From the time I started working on Bitcoin Cash, we often spoke of this subject, and he had sent me a video regarding the “avalanching” process in Ripple’s consensus mechanism. Their mechanism is efficient, but requires permissioned nodes for it to work. Now, I had been interested in statistically based consensus protocols since working at Apcera, as they are more efficient and faster than RAFT and Paxos. I was working on these ideas as alternative to RAFT for our state store – though I never implemented them in practice. Ripple uses a similar, but different, mechanism to what I was working on for Apcera and within a different context.
The basic premise of a statistical consensus protocol is to sample or broadcast a state to a large enough subset of nodes such that via hypergeometric relationships, you can ensure that the network will come to consensus within a specific amount of time. This is well-known statistics usually applied to quality assurance in manufacturing, and to my knowledge were not applied previously to network protocols. The fundamental concept is that nodes with incorrect state are like damaged products.
In March of 2018, I discussed this idea with Amaury. In order to avoid a permissioned network, the idea was to estimate the total node count in the network via other statistical tools, and then use that to decide how many to sample for an estimate of state (a quorum). If the estimate had an uncertainty that was too high this quorom would be thrown out, a new one picked, and the process repeated. Amaury liked the idea, but we did not finalize a particular protocol as there were concerns about network overhead, and how to apply it to only doublespends. This was shortly before the the Satoshi Vision conference in Tokyo where Emin Gün Sirer was present.
In Tokyo, Emin, Amaruy, and I met privately to discuss this idea, as well as a few others. On May 16th of 2018, the paper Snowflake to Avalanche: A Novel Metastable Consensus Protocol Family for Cryptocurrencies was published by “Team Rocket.” (Who were the sworn enemies of Satoshi in the Pokémon series). Emin, to my knowledge, was the first person to vote that this paper had been anonymously posted on IPFS. My personal belief is that Emïn is the originator of the paper. That after out conversations he went back to his lab and had grad students write the paper – either with participation of Amaury or otherwise. I was not invited to assist in this process.
The exact protocol is not identical, but is in practice the same as what was discussed.
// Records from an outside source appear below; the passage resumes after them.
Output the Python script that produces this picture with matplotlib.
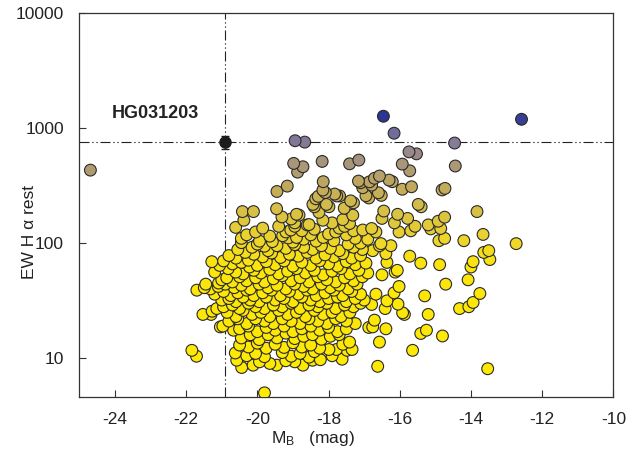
"""
  EW(H alpha, rest) vs absolute B magnitude for the host galaxy sample, HG031203 marked.
"""

import numpy as np
import matplotlib
matplotlib.use('Agg')
import matplotlib.pyplot as plt
from matplotlib.colors import LinearSegmentedColormap, Normalize
from matplotlib.ticker import NullLocator

plt.rcParams['font.family'] = ['Liberation Sans', 'DejaVu Sans']
plt.rcParams['mathtext.fontset'] = 'custom'
plt.rcParams['mathtext.rm'] = 'Liberation Sans'
plt.rcParams['mathtext.it'] = 'Liberation Sans'

################################################################################
# Data.                                                  #
################################################################################

# Sparse points, upper envelope and outskirts of the cloud.
mb_sparse = [-24.69, -16.46, -12.58, -16.16, -18.94, -18.67, -14.46, -15.74, -15.53, -18.98,
             -18.72, -18.87, -18.18, -17.41, -17.15, -15.93, -15.72, -14.44, -18.15, -19.45,
             -19.16, -18.09, -17.10, -17.04, -16.79, -16.71, -16.57, -16.21, -15.93, -15.67,
             -14.81, -14.73, -18.36, -18.29, -17.77, -17.69, -17.30, -16.87, -16.52, -15.40,
             -19.46, -18.40, -20.42, -20.11, -13.83, -17.56, -16.45, -18.16, -17.83, -17.38,
             -17.16, -16.85, -16.30, -16.95, -16.60, -16.50, -16.06, -16.15, -16.02, -18.44,
             -18.06, -17.99, -17.32, -17.41, -18.16, -18.27, -18.83, -18.60, -16.53, -16.79,
             -16.67, -17.04, -16.90, -16.57, -16.25, -16.39, -16.76, -16.13, -16.36, -16.50,
             -15.48, -15.78, -15.69, -15.57, -15.20, -15.13, -14.92, -14.74, -14.85, -14.74,
             -14.90, -14.20, -13.66, -12.73, -13.64, -13.50, -13.47, -13.94, -14.00, -15.72,
             -15.41, -14.88, -14.08, -14.71, -13.53, -15.64, -15.41, -15.25, -14.80, -15.30,
             -15.20, -15.87, -14.32, -14.06, -13.94, -13.75, -16.62, -16.57, -16.76, -16.87,
             -16.71, -16.39, -17.62, -18.23, -18.72, -17.99, -17.78, -17.48, -17.34, -17.41,
             -16.79, -16.67, -16.41, -16.36, -16.16, -16.02, -15.92, -16.05, -21.70, -21.49,
             -21.32, -21.09, -21.53, -21.27, -21.14, -21.04, -20.97, -21.84, -21.71, -20.58,
             -20.44, -19.80, -20.67, -20.62, -20.12, -19.94, -19.65, -19.46, -19.31, -19.05,
             -20.38, -20.61, -20.45, -20.15, -19.94, -19.80, -19.65, -19.58, -19.29, -19.13,
             -19.06, -18.90, -20.34, -21.28, -21.06, -20.82, -20.61, -20.86, -21.45, -20.22,
             -16.07, -18.95, -18.75, -18.50, -18.90, -18.35, -18.00, -17.70, -17.85, -17.50,
             -17.25, -17.45, -17.10, -17.60, -17.90]
ew_sparse = [431, 1267, 1192, 902, 776, 755, 741, 621, 597, 493,
             461, 414, 513, 489, 527, 486, 425, 468, 342, 281,
             313, 275, 335, 303, 319, 366, 383, 342, 294, 309,
             290, 299, 243, 255, 257, 257, 224, 247, 260, 207,
             199, 207, 188, 188, 188, 201, 190, 289, 267, 233,
             346, 341, 353, 258, 274, 164, 178, 150, 125, 217,
             217, 207, 175, 148, 158, 185, 175, 144, 99, 134,
             125, 130, 108, 95, 95, 81, 86, 56, 68, 53,
             217, 164, 128, 140, 144, 133, 155, 168, 134, 110,
             105, 105, 119, 99, 83, 86, 72, 69, 62, 77,
             67, 65, 48, 44, 8.1, 11.7, 16.4, 17.5, 15.6, 34.8,
             24, 24, 27, 28, 30.5, 36.5, 8.5, 13.8, 18.7, 18.5,
             21.4, 18, 9.8, 9.7, 8.7, 11.9, 11.9, 11.7, 11.9, 13.8,
             29.3, 36, 27, 31.5, 37, 42, 24.8, 29.5, 39, 41,
             40, 45, 24, 25.6, 27, 18.7, 19, 11.7, 10.4, 9.6,
             8.3, 5.0, 17.5, 11.1, 8.7, 9.3, 9.0, 8.7, 169, 162,
             158, 137, 101, 92, 104, 94, 115, 103, 116, 111,
             130, 178, 83, 69, 64, 60, 56, 50, 44, 62,
             58, 150, 128, 118, 112, 104, 120, 135, 105, 118,
             110, 98, 100, 160, 150]

# Dense core of the cloud.
mb_core = [-20.55, -20.00, -19.70, -19.45, -19.20, -18.95, -18.70, -18.45, -18.20, -17.95, -17.70, -17.30, -17.05,
           -20.80, -20.60, -20.10, -19.85, -19.60, -19.35, -19.10, -18.85, -18.60, -18.35, -18.10, -17.85, -17.60, -17.35, -17.10,
           -20.95, -20.70, -20.45, -20.25, -20.00, -19.75, -19.50, -19.25, -19.00, -18.75, -18.50, -18.25, -18.00, -17.75, -17.50, -17.25, -16.95,
           -21.20, -20.40, -20.10, -19.90, -19.65, -19.40, -19.15, -18.90, -18.65, -18.40, -18.15, -17.90, -17.65, -17.40, -17.15, -16.90,
           -21.00, -20.70, -20.50, -20.30, -20.05, -19.80, -19.55, -19.30, -19.05, -18.80, -18.55, -18.30, -18.05, -17.80, -17.55, -17.30, -17.05,
           -21.10, -20.90, -20.65, -20.45, -20.20, -19.95, -19.70, -19.45, -19.20, -18.95, -18.70, -18.45, -18.20, -17.95, -17.70, -17.45, -17.20,
           -21.20, -20.95, -20.75, -20.55, -20.30, -20.10, -19.85, -19.60, -19.35, -19.10, -18.85, -18.60, -18.35, -18.10, -17.85, -17.60, -17.35, -17.10,
           -21.00, -20.80, -20.60, -20.40, -20.20, -19.95, -19.75, -19.50, -19.25, -19.00, -18.75, -18.50, -18.25, -18.00, -17.75, -17.50, -17.25, -17.00,
           -20.95, -20.70, -20.50, -20.25, -20.05, -19.80, -19.55, -19.30, -19.05, -18.80, -18.55, -18.30, -18.05, -17.80, -17.55, -17.30, -17.10,
           -21.30, -20.85, -20.60, -20.40, -20.15, -19.90, -19.65, -19.40, -19.15, -18.90, -18.65, -18.40, -18.15, -17.90, -17.65, -17.40,
           -20.80, -20.55, -20.30, -20.05, -19.80, -19.55, -19.30, -19.05, -18.80, -18.55, -18.30, -18.05, -17.80, -17.50, -17.25,
           -20.50, -20.25, -20.00, -19.75, -19.50, -19.25, -19.00, -18.75, -18.50, -18.25, -18.00, -17.75, -17.50,
           -20.45, -20.20, -19.95, -19.70, -19.45, -19.20, -18.95, -18.70, -18.45, -18.20, -17.95, -17.70,
           -20.50, -20.25, -20.00, -19.75, -19.50, -19.25, -19.00, -18.75, -18.50, -18.25, -17.60,
           -20.30, -20.05, -19.80, -19.30, -19.05, -18.80, -18.55, -18.40, -17.90,
           -19.20, -18.95, -18.45,
           -20.30, -20.05, -19.85, -19.40, -19.20, -18.95, -18.70, -18.40, -18.15, -17.80, -17.55, -17.30, -20.45, -19.00, -18.55]
ew_core = [88, 98, 86, 95, 90, 97, 92, 88, 95, 90, 86, 92, 88,
           78, 74, 80, 76, 82, 75, 80, 77, 83, 74, 79, 76, 81, 74, 78,
           70, 66, 68, 71, 64, 69, 65, 70, 63, 68, 64, 70, 66, 63, 69, 65, 67,
           56, 54, 58, 55, 59, 54, 57, 60, 55, 58, 53, 57, 60, 54, 58, 55,
           48, 46, 51, 47, 50, 46, 49, 52, 47, 50, 46, 51, 48, 46, 50, 47, 51,
           42, 44, 41, 43, 40, 44, 41, 43, 40, 44, 42, 40, 44, 41, 43, 40, 44,
           36, 38, 35, 37, 39, 35, 37, 39, 35, 38, 36, 39, 35, 37, 39, 35, 38, 36,
           32, 33, 31, 34, 32, 31, 34, 32, 33, 31, 34, 32, 31, 33, 34, 31, 33, 32,
           28, 29, 27, 30, 28, 27, 29, 28, 30, 27, 29, 28, 30, 27, 29, 28, 30,
           24, 25, 23, 26, 24, 25, 23, 26, 24, 25, 23, 26, 24, 25, 23, 25,
           21, 22, 20, 22, 21, 20, 22, 21, 20, 22, 21, 20, 22, 21, 20,
           18, 19, 17, 18.5, 17.5, 19, 17, 18, 19, 17.5, 18.5, 17, 18,
           15, 16, 14.5, 16, 15, 16.5, 14.8, 15.5, 16, 14.6, 15.5, 16,
           13, 12.5, 13.5, 12.2, 13.2, 12.4, 13.6, 12.5, 13, 12.2, 13.2,
           10.5, 11, 10.3, 11.2, 10.4, 11, 10.2, 11.4, 10.5,
           9.5, 9.3, 9.6,
           118, 125, 135, 140, 125, 140, 108, 132, 112, 125, 140, 128, 110, 102, 145]

# HG031203 and the reference lines through it.
mb_hg, ew_hg = -20.92, 750
ew_hg_err = [[95], [110]]
mb_line, ew_line = -20.92, 750

xticks = [-24, -22, -20, -18, -16, -14, -12, -10]
yticks = [10, 100, 1000, 10000]
ytick_labels = ['10', '100', '1000', '10000']

################################################################################
# Plot.                                                                        #
################################################################################

mb = np.array(mb_sparse + mb_core)
ew = np.array(ew_sparse + ew_core)
order = np.argsort(ew)
mb, ew = mb[order], ew[order]

cmap = LinearSegmentedColormap.from_list('ew', [
    (0.000, '#FFEB00'),
    (0.462, '#FCE50A'),
    (0.538, '#F0D826'),
    (0.654, '#D6BE48'),
    (0.731, '#C0A85C'),
    (0.808, '#A8957A'),
    (0.865, '#8E8096'),
    (0.912, '#6B6A9C'),
    (0.962, '#2C3592'),
    (1.000, '#22308C')])
norm = Normalize(vmin=0.6, vmax=3.2)

fig = plt.figure(figsize=(6.26, 4.58), dpi=100)
ax = fig.add_axes([0.1268, 0.1332, 0.8530, 0.8384])

dashdotdot = (0, (9, 2.5, 1.2, 2.5, 1.2, 2.5))
ax.axhline(ew_line, color='#222222', lw=0.8, ls=dashdotdot, zorder=1)
ax.axvline(mb_line, color='#222222', lw=0.8, ls=dashdotdot, zorder=1)

ax.scatter(mb, ew, s=72, c=cmap(norm(np.log10(ew))), edgecolors='#2a2a2a',
           linewidths=0.8, zorder=3)
ax.errorbar([mb_hg], [ew_hg], yerr=ew_hg_err, fmt='o', ms=8, mfc='#1c1c1c',
            mec='#1c1c1c', ecolor='#1c1c1c', elinewidth=1, capsize=3, zorder=4)
ax.text(-24.08, 1350, 'HG031203', fontsize=13, fontweight='bold', color='#222222',
        va='center', ha='left')

ax.set_yscale('log')
ax.set_xlim(-25, -10)
ax.set_ylim(4.6, 10000)
ax.set_xticks(xticks)
ax.set_xticklabels([str(t) for t in xticks])
ax.set_yticks(yticks)
ax.set_yticklabels(ytick_labels)
ax.yaxis.set_minor_locator(NullLocator())
ax.xaxis.set_minor_locator(NullLocator())
ax.tick_params(direction='in', length=5, width=0.8, labelsize=12.5, pad=11,
               colors='#333333', labelcolor='#222222')
for s in ax.spines.values():
    s.set_color('#333333')
    s.set_linewidth(0.9)

ax.text(0.437, -0.108, r'M$_{\rm B}$   (mag)', transform=ax.transAxes, fontsize=12.5,
        ha='center', va='center', color='#222222')
ax.text(-0.094, 0.43, 'EW H α rest', transform=ax.transAxes, fontsize=12.5,
        rotation=90, ha='center', va='center', color='#222222')

fig.savefig('out.png', dpi=100)
plt.close()
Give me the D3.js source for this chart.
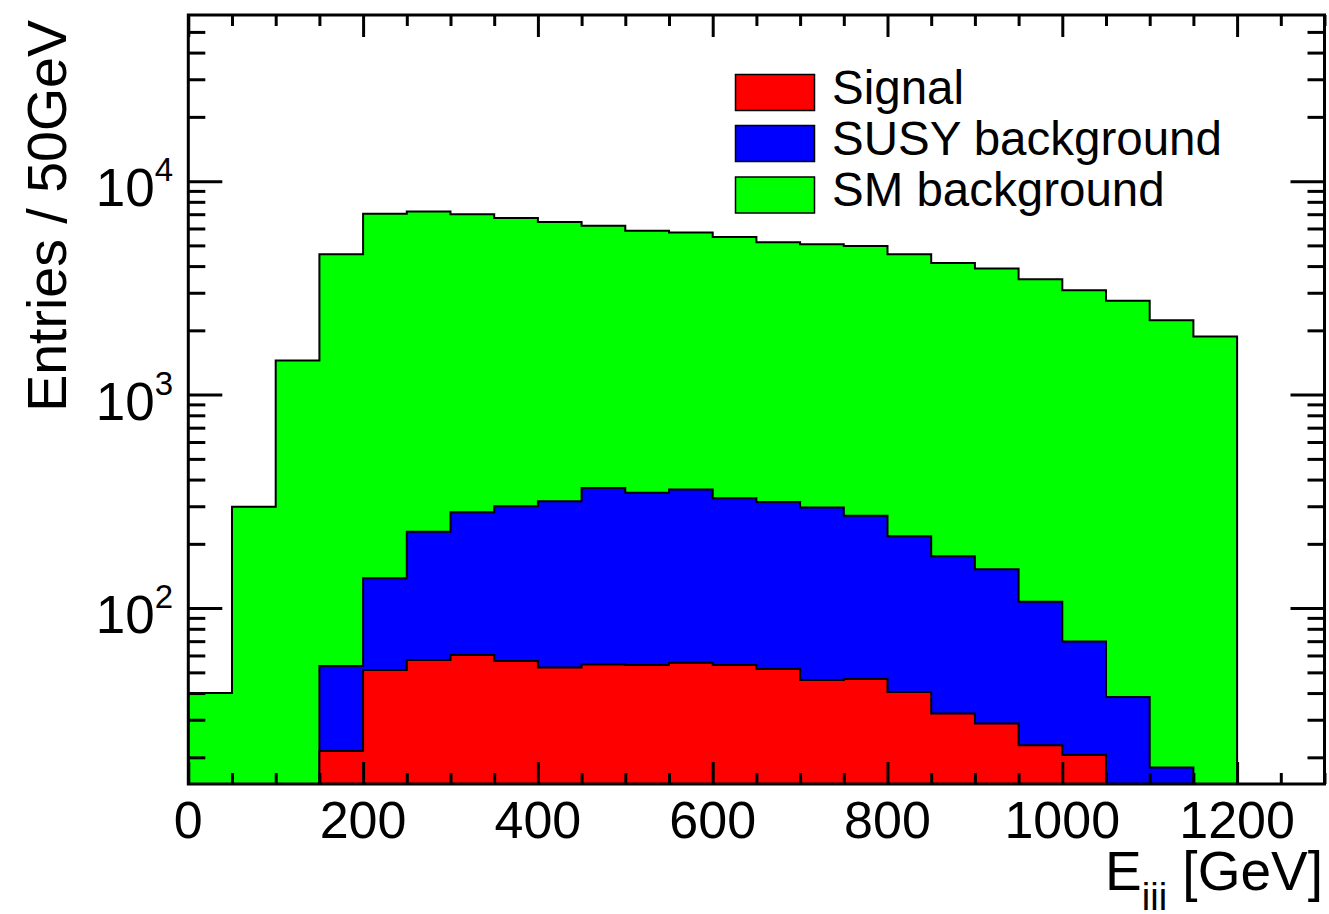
<!DOCTYPE html>
<html>
<head>
<meta charset="utf-8">
<script src="https://cdn.jsdelivr.net/npm/d3@7"></script>
<style>
  html, body { margin: 0; padding: 0; background: #fff; }
  svg { display: block; }
  text { font-family: "Liberation Sans", Arial, Helvetica, sans-serif; fill: #000; }
</style>
</head>
<body>
<svg id="chart" width="1329" height="914"></svg>
<script>
// ---- data ----
// lower edges of the 50 GeV bins
const binLow = [0, 50, 100, 150, 200, 250, 300, 350, 400, 450, 500, 550,
                600, 650, 700, 750, 800, 850, 900, 950, 1000, 1050, 1100, 1150];
const binWidth = 50;
// stacked histogram tops (THStack): SM on top of SUSY on top of Signal
const stackTopSM = [40, 298, 1446, 4540, 7030, 7210, 7000, 6710, 6430, 6180, 5850, 5750,
                    5480, 5170, 5060, 4970, 4550, 4140, 3900, 3470, 3080, 2750, 2230, 1870];
const stackTopSUSY = [0, 0, 0, 53.5, 138, 228, 281, 300, 317, 365, 347, 359,
                      327, 314, 296, 271, 217, 175, 152, 107, 69.8, 38.3, 17.9, 0];
const stackTopSignal = [0, 0, 0, 21.4, 51.3, 57.1, 60.3, 56.6, 52.7, 54.5, 54.2, 55.5,
                        54.1, 51.8, 46.0, 46.5, 40.5, 32.1, 28.8, 22.8, 20.5, 0, 0, 0];
const legendLabels = ["Signal", "SUSY background", "SM background"];
const xMajorTicks = [0, 200, 400, 600, 800, 1000, 1200];
const xTickLabels = ["0", "200", "400", "600", "800", "1000", "1200"];
const yMajorTicks = [100, 1000, 10000];
const yTickExponents = ["2", "3", "4"];
const xTitle = "E", xTitleSub = "iii", xTitleUnit = " [GeV]";
const yTitle = "Entries / 50GeV";

// ---- layout ----
const L = 188.3, R = 1324.5, T = 15, B = 784;
const x = d3.scaleLinear().domain([0, 1300]).range([L, R]);
const yMin = 15, yMax = 60000;
const y = d3.scaleLog().domain([yMin, yMax]).range([B, T]);

const svg = d3.select("#chart");

// ---- histograms ----
function histPath(vals) {
  const idx = vals.map((v, i) => v > 0 ? i : -1).filter(i => i >= 0);
  const first = idx[0], last = idx[idx.length - 1];
  const yc = v => y(Math.max(v, yMin));
  let p = `M${x(binLow[first])},${B}`;
  for (let i = first; i <= last; i++) {
    p += `L${x(binLow[i])},${yc(vals[i])}L${x(binLow[i] + binWidth)},${yc(vals[i])}`;
  }
  p += `L${x(binLow[last] + binWidth)},${B}Z`;
  return p;
}
const series = [
  { vals: stackTopSM, color: "#00ff00" },
  { vals: stackTopSUSY, color: "#0000ff" },
  { vals: stackTopSignal, color: "#ff0000" }
];
const gHist = svg.append("g");
series.forEach(s => {
  gHist.append("path")
    .attr("d", histPath(s.vals))
    .attr("fill", s.color)
    .attr("stroke", "#000")
    .attr("stroke-width", 2)
    .attr("stroke-linejoin", "miter");
});

// ---- axes ticks ----
const xMinor = d3.range(0, 1301, 50).filter(v => v % 200 !== 0);
const yMinor = [];
[10, 100, 1000, 10000].forEach(d => { for (let k = 2; k <= 9; k++) { const v = k * d; if (v > yMin && v < yMax) yMinor.push(v); } });

function styleAxis(g) {
  g.select(".domain").remove();
  g.selectAll(".tick line").attr("stroke", "#000").attr("stroke-width", 3);
  g.selectAll(".tick text").remove();
}
svg.append("g").attr("transform", `translate(0,${B})`)
  .call(d3.axisBottom(x).tickValues(xMajorTicks).tickSize(-22)).call(styleAxis);
svg.append("g").attr("transform", `translate(0,${B})`)
  .call(d3.axisBottom(x).tickValues(xMinor).tickSize(-11)).call(styleAxis);
svg.append("g").attr("transform", `translate(0,${T})`)
  .call(d3.axisTop(x).tickValues(xMajorTicks).tickSize(-22)).call(styleAxis);
svg.append("g").attr("transform", `translate(0,${T})`)
  .call(d3.axisTop(x).tickValues(xMinor).tickSize(-11)).call(styleAxis);
svg.append("g").attr("transform", `translate(${L},0)`)
  .call(d3.axisLeft(y).tickValues(yMajorTicks).tickSize(-34)).call(styleAxis);
svg.append("g").attr("transform", `translate(${L},0)`)
  .call(d3.axisLeft(y).tickValues(yMinor).tickSize(-17)).call(styleAxis);
svg.append("g").attr("transform", `translate(${R},0)`)
  .call(d3.axisRight(y).tickValues(yMajorTicks).tickSize(-34)).call(styleAxis);
svg.append("g").attr("transform", `translate(${R},0)`)
  .call(d3.axisRight(y).tickValues(yMinor).tickSize(-17)).call(styleAxis);

// frame
svg.append("rect")
  .attr("x", L).attr("y", T).attr("width", R - L).attr("height", B - T)
  .attr("fill", "none").attr("stroke", "#000").attr("stroke-width", 3);

// ---- tick labels ----
svg.append("g").selectAll("text").data(xMajorTicks).join("text")
  .attr("x", d => x(d)).attr("y", 838)
  .attr("text-anchor", "middle").attr("font-size", 52)
  .text((d, i) => xTickLabels[i]);

const yLab = svg.append("g").selectAll("text").data(yMajorTicks).join("text")
  .attr("x", 173).attr("y", d => y(d) + 25)
  .attr("text-anchor", "end").attr("font-size", 53);
yLab.append("tspan").text("10");
yLab.append("tspan").attr("dy", -25).attr("font-size", 33).text((d, i) => yTickExponents[i]);

// ---- axis titles ----
const xt = svg.append("text").attr("x", 1323).attr("y", 890)
  .attr("text-anchor", "end").attr("font-size", 55);
xt.append("tspan").text(xTitle);
xt.append("tspan").attr("dy", 20).attr("font-size", 38).text(xTitleSub);
xt.append("tspan").attr("dy", -20).text(xTitleUnit);

svg.append("text")
  .attr("transform", "translate(66,20) rotate(-90)")
  .attr("text-anchor", "end").attr("font-size", 55.5)
  .text(yTitle);

// ---- legend ----
const legColors = ["#ff0000", "#0000ff", "#00ff00"];
const legBoxY = [74.5, 125.5, 177];
const legBaseY = [103.5, 154.5, 205.5];
const leg = svg.append("g");
legendLabels.forEach((lab, i) => {
  leg.append("rect").attr("x", 735.5).attr("y", legBoxY[i]).attr("width", 79).attr("height", 36)
    .attr("fill", legColors[i]).attr("stroke", "#000").attr("stroke-width", 1.5);
  leg.append("text").attr("x", 832).attr("y", legBaseY[i]).attr("font-size", 47.5).text(lab);
});
</script>
</body>
</html>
Sybil resistance, I don’t believe, is necessary and is not part of the protocol I discussed with Amaury. Sybil resistence comes from the same ideas as Bitcoin: One node, one vote. If only a subset of nodes participate in voting by using a staking protocol, a sufficient non-staked set of nodes and censor signed votes just like they can on Bitcoin. Again, like the Bitcoin consensus protcol, a sybil attack on Avalanche only lets you censor transactions, it does not allow you to create invalid states.
Now, whomever wrote the Avalanche paper deserves credit for introducing the academic and mathematical rigor I would not have otherwise bothered with. It’s disappointing to me that I was (assuming my assertions are correct) not invited to participate in writing this paper, and enabled to gain useful experience. This seems to be common practice within academia, and has happened to me before.
I am also not a fan of Avalanche as a stand alone cryptocurrency consensus protocol. It lacks a way to provide fair coin distribution. Proof of Work has a rightful place in making scarce digital resources. I also believe that Avalanche, as specified will suffer from large bandwidth requirements. Confirming each transaction takes around 2kb in network traffic. This is significantly more overhead than the Bitcoin network. Additionally, to my knowledge the problem of using Avalanche only on double spends is still unsolved – prohibiting the potential to save bandwidth through that mechanism.